• _WORK TO DO_
Leave out every picture, and retype exactly the lines from the line with "Rebuild this chart" through the line with "return fig.add_axes([x0 /", both ends included.

• _SOURCE MATERIAL_

-*-

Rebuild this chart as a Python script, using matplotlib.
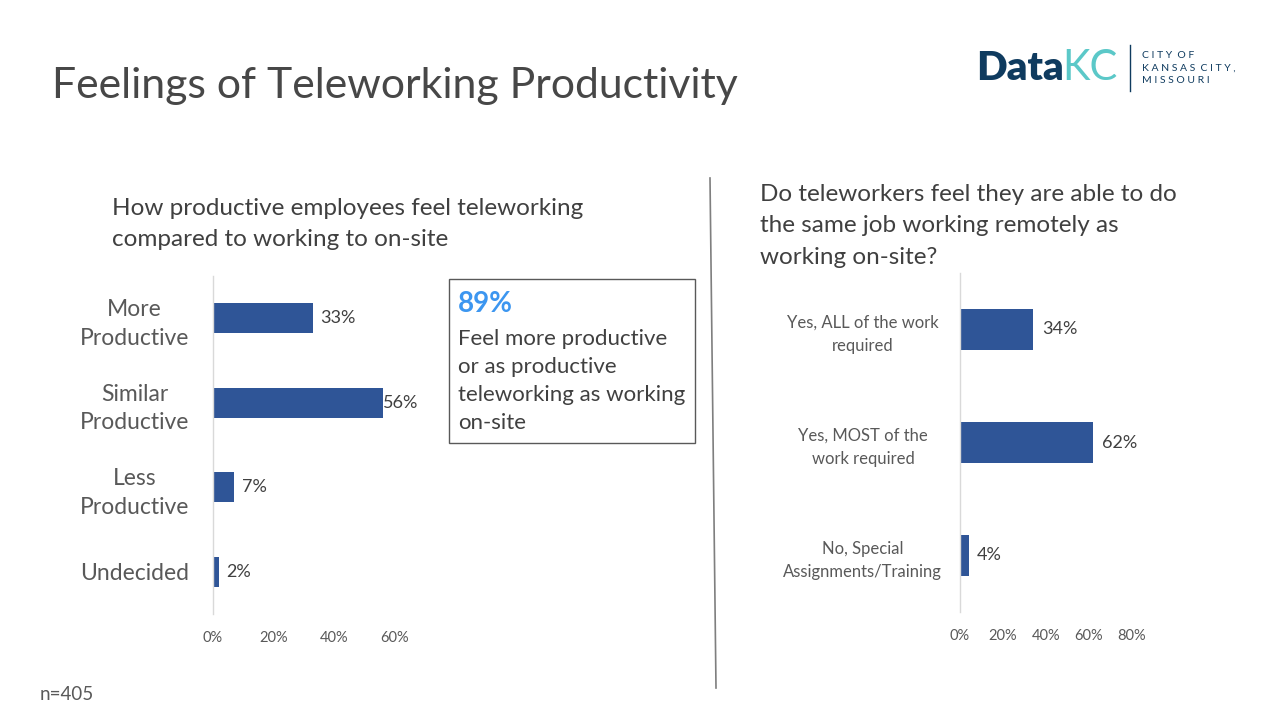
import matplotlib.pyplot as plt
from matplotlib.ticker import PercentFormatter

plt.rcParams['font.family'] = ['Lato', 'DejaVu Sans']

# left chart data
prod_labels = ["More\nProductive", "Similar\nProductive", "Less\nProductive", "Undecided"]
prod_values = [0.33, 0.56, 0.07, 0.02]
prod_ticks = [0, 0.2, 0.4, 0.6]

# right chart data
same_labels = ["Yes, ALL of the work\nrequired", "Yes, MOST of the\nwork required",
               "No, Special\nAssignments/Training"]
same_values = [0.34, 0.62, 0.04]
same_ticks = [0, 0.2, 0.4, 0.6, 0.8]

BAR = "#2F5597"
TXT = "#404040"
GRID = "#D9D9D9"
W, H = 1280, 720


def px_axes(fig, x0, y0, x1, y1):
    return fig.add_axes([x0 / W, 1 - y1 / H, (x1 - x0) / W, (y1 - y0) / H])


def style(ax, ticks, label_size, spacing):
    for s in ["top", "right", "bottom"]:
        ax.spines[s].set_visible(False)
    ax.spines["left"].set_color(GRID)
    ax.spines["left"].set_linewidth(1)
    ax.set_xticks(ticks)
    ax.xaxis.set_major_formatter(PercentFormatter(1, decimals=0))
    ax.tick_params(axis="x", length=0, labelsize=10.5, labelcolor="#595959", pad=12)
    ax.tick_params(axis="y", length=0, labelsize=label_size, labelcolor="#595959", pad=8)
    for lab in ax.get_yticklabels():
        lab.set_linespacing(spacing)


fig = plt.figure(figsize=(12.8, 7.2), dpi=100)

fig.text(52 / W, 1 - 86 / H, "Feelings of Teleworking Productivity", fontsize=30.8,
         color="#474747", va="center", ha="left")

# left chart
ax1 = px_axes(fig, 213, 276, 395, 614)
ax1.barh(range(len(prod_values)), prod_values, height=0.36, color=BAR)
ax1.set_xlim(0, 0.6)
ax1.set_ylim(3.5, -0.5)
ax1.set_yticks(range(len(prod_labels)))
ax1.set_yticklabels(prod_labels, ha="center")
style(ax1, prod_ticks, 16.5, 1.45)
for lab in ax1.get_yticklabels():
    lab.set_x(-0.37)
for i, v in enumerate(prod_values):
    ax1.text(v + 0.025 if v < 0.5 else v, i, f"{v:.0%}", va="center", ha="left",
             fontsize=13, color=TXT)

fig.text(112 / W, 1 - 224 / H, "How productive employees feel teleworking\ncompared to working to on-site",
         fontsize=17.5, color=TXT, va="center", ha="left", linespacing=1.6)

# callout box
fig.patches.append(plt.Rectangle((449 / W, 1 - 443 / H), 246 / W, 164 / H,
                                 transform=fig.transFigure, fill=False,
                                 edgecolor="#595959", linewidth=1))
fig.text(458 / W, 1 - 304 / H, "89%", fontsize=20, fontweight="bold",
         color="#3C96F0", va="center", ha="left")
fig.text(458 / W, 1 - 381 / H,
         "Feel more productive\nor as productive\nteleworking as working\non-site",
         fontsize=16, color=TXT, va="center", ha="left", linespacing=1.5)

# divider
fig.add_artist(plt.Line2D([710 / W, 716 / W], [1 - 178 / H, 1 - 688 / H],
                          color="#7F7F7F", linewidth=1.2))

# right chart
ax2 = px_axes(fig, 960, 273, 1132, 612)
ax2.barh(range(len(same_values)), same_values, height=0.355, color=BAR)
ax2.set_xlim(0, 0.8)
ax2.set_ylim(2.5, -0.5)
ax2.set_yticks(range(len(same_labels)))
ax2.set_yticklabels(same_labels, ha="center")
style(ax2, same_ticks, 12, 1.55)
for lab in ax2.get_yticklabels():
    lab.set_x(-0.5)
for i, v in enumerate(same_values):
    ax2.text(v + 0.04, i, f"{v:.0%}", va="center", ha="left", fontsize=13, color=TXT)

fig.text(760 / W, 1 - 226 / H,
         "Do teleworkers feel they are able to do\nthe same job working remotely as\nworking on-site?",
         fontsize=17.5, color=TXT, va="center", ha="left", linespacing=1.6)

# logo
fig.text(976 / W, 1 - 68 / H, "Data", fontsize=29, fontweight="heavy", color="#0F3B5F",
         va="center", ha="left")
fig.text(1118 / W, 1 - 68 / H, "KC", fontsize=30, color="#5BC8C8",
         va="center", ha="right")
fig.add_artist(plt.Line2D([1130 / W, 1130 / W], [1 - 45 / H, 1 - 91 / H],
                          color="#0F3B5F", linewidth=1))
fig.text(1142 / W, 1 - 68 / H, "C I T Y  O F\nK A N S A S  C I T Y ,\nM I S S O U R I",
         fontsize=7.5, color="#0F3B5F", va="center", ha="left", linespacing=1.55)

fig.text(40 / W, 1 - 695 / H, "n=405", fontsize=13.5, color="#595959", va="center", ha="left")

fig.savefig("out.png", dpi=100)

-*-

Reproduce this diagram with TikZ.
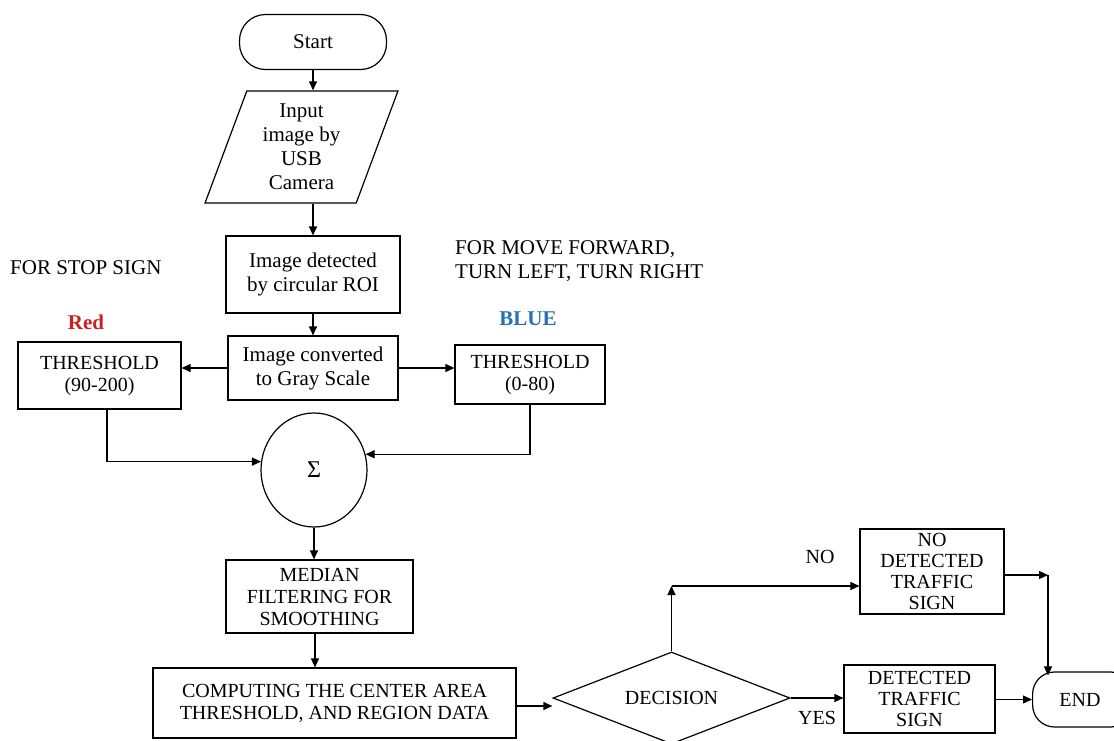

-*-

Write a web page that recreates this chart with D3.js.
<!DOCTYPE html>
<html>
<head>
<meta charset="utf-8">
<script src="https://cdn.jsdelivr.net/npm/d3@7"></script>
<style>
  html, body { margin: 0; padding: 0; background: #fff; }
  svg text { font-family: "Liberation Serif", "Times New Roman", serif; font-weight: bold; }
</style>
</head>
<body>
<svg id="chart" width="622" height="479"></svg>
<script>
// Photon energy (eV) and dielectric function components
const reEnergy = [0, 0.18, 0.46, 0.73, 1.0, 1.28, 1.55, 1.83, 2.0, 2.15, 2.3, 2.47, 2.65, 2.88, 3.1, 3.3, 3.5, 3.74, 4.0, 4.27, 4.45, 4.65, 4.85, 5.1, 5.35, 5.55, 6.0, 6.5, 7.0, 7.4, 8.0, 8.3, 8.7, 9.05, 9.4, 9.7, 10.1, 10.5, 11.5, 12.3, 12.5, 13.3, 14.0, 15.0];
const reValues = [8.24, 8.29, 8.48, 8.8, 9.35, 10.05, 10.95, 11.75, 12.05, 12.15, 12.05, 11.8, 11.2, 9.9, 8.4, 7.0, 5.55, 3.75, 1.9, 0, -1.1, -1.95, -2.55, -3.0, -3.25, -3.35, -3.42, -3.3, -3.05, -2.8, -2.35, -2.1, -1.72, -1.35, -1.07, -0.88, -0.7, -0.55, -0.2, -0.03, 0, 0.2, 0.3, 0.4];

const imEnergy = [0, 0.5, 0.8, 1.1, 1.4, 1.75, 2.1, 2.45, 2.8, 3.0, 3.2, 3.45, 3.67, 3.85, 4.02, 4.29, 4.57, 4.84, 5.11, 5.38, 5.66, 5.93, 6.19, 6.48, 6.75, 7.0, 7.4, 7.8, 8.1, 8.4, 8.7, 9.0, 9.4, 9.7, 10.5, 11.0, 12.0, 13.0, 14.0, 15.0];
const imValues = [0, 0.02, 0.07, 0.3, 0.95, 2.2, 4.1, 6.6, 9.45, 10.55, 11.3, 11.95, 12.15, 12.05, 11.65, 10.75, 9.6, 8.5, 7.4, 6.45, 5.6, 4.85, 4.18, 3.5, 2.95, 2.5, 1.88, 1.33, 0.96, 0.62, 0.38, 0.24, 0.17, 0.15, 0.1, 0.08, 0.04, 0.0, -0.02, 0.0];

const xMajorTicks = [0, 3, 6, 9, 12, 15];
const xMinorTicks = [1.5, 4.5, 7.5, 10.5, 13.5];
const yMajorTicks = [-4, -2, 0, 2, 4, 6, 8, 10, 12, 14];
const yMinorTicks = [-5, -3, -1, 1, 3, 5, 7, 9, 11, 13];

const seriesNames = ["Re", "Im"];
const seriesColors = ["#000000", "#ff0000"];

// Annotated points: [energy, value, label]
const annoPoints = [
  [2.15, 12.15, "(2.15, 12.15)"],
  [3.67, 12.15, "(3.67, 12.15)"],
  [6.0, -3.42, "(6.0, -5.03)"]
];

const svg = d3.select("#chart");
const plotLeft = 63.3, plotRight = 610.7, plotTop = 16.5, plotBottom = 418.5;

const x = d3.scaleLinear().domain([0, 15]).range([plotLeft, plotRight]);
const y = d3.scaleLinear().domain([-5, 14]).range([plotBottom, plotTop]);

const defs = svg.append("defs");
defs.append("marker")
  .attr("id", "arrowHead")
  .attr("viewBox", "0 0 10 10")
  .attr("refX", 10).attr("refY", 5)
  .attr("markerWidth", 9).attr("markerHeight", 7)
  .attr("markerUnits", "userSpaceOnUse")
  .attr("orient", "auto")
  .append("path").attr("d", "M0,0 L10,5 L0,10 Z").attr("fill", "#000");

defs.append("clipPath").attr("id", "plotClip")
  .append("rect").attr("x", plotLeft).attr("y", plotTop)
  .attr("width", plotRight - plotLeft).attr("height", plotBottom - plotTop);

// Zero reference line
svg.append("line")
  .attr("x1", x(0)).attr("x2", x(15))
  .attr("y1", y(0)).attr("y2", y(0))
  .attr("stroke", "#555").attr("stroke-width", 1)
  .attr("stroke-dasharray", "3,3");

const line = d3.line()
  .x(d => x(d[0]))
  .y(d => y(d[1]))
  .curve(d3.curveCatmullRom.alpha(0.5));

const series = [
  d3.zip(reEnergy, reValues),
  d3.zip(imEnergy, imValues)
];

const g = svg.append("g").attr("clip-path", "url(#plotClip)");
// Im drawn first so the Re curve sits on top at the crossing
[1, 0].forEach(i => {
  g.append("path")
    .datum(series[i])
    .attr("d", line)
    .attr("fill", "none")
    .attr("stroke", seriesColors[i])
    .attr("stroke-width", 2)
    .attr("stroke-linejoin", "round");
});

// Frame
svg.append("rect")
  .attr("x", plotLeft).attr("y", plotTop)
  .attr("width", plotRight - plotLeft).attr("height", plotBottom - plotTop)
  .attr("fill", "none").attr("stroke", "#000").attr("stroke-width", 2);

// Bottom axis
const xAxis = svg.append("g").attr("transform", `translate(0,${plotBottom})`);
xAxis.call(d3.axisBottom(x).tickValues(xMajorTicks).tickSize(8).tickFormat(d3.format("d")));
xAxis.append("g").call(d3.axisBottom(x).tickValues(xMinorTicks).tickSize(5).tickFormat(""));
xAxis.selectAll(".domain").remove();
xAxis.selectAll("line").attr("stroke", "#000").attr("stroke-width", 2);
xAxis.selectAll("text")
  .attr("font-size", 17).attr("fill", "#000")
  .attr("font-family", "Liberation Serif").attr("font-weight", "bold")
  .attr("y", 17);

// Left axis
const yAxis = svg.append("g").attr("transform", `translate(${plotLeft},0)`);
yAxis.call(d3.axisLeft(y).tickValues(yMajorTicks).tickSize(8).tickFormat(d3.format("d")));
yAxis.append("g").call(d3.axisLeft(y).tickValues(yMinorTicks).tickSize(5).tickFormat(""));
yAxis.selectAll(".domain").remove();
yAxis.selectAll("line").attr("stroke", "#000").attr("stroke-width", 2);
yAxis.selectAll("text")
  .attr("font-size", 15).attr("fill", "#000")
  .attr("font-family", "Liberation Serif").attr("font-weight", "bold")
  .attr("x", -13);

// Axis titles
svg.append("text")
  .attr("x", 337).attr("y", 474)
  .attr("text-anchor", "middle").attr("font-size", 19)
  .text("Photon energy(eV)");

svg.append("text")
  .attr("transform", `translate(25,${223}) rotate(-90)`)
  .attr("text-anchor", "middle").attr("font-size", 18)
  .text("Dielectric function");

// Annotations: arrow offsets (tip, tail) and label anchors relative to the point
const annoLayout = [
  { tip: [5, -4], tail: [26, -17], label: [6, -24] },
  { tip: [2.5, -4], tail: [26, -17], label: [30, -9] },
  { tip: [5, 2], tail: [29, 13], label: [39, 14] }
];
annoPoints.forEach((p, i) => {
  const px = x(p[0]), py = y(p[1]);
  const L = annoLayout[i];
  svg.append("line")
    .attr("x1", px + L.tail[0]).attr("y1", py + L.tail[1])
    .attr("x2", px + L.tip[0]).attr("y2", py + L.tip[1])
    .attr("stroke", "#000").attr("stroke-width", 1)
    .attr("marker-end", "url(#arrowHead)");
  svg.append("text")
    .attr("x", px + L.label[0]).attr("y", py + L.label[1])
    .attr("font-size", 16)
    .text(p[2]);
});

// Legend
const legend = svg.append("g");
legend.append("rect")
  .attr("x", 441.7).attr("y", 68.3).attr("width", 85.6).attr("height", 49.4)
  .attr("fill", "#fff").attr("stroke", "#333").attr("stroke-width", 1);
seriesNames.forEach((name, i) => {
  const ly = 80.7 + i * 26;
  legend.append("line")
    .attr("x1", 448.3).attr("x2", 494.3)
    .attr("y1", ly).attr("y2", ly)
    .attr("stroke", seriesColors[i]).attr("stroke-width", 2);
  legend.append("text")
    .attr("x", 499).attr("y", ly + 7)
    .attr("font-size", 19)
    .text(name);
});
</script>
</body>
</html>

-*-

• _PROBLEM SOLUTION_
Rebuild this chart as a Python script, using matplotlib.
import matplotlib.pyplot as plt
from matplotlib.ticker import PercentFormatter

plt.rcParams['font.family'] = ['Lato', 'DejaVu Sans']

# left chart data
prod_labels = ["More\nProductive", "Similar\nProductive", "Less\nProductive", "Undecided"]
prod_values = [0.33, 0.56, 0.07, 0.02]
prod_ticks = [0, 0.2, 0.4, 0.6]

# right chart data
same_labels = ["Yes, ALL of the work\nrequired", "Yes, MOST of the\nwork required",
               "No, Special\nAssignments/Training"]
same_values = [0.34, 0.62, 0.04]
same_ticks = [0, 0.2, 0.4, 0.6, 0.8]

BAR = "#2F5597"
TXT = "#404040"
GRID = "#D9D9D9"
W, H = 1280, 720


def px_axes(fig, x0, y0, x1, y1):
    return fig.add_axes([x0 / W, 1 - y1 / H, (x1 - x0) / W, (y1 - y0) / H])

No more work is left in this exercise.